Serve muito. É difícil, não vou falar que é uma situação legal. Mas quando você supera uma situação assim é bom, você vê que suportou tudo e passou por cima.
O que é mais difícil: não conseguir jogar como jogava ou ter sua capacidade colocada em dúvida?
O mais difícil é não conseguir fazer em campo o que eu gostaria de fazer. Isso é frustrante, mas é pessoal. Quem critica faz isso como uma aposta. Se eu me recuperar, muita gente vai dizer que sempre acreditou que eu conseguiria. E muita gente que não acreditava vai dizer que queimou a língua.
O Mourinho foi muito criticado pela maneira como armou o time para os jogos com o Barcelona, principalmente os que foram em Madri. O que você achou disso?
Achei um exagero. Jogamos quatro vezes em pouco tempo contra o Barcelona e ganhamos uma, perdemos uma, e empatamos duas. Claro que eles tiveram mais posse de bola, mas em nenhum desses jogos fomos nitidamente inferiores. Na minha opinião, dos times que enfrentaram o Barcelona recentemente o Real foi o que jogou mais de igual para igual. O Mourinho é muito inteligente, e a gente joga de acordo com o adversário. Acho que isso é uma virtude. Tivemos o melhor ataque da temporada, não tem como falar que isso é retranca.

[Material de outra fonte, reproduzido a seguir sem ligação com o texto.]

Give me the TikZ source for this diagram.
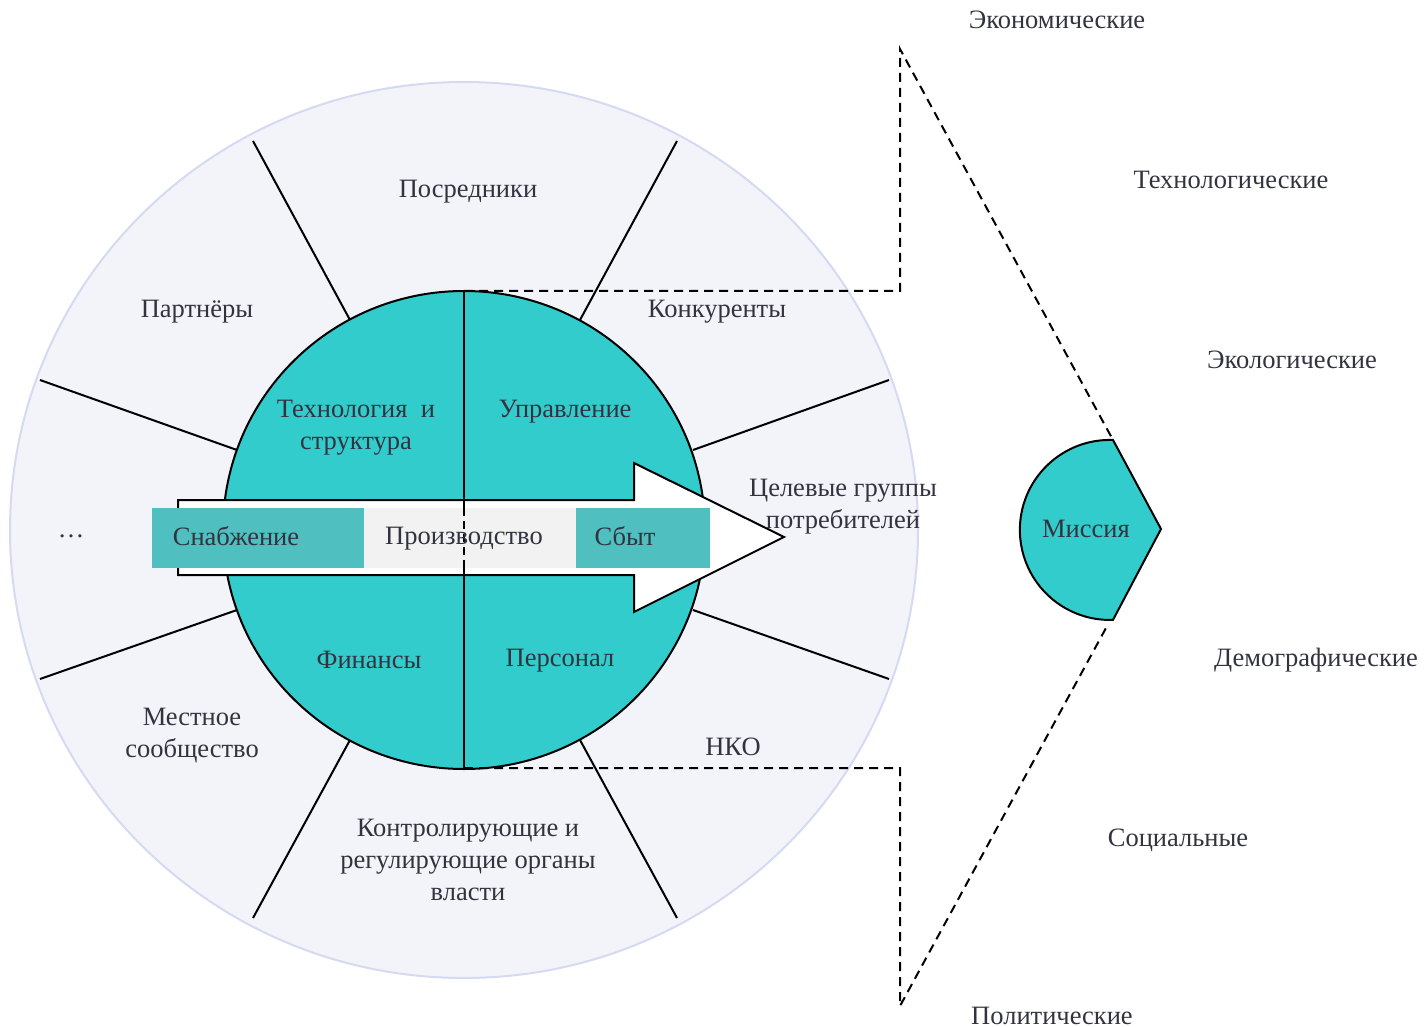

Mas a crítica foi pelos jogos com o Barça. O Pepe de volante, três centroavantes no banco…
Foi a forma que ele encontrou de paralisar esse meio de campo do Barcelona que toca tanto a bola. E acho que deu certo.
E Seleção? Como foram as conversas com o Mano?
Tive duas conversas muito boas com ele, uma em outubro, em Madri, e outra por telefone, em maio. Nessa última chegamos à conclusão de que seria melhor não ir para a Copa América e aproveitar o tempo para me restabelecer fisicamente. Quero voltar para a Seleção, mas primeiro tenho de jogar bem no Real.
Não se cogitou a possibilidade de aproveitar o período da Copa América para você ter a sequência que não teve no Real Madrid?
Tanto eu quanto o Mano e o pessoal do Real achamos que o melhor era descansar o corpo e a cabeça, porque passei por muita coisa na temporada. E a verdade é que há jogadores que estão à minha frente para jogar na Seleção.
A próxima Copa será no Brasil. Você tem o sonho de que a sua grande Copa ainda está por vir e pode ser a de 2014?
Espero ter essa oportunidade, mas não sei em que condição vou estar daqui a três anos.
Ainda falta para você fazer uma grande Copa como titular?
Futebol é esporte coletivo, ninguém ganha Copa sozinho. Mas seria muito bom poder ganhar outra, ainda mais em casa.
Como você avalia Ganso, Neymar e Lucas?
Vão ficar pouco tempo no Brasil. Eles têm um talento impressionante e vão chegar muito longe. Acho que hoje o Neymar está um pouco à frente, mas os três são ótimos.
Você vê semelhança entre o futebol do Lucas e o seu?
Vejo. Ele tem uma arrancada muito forte.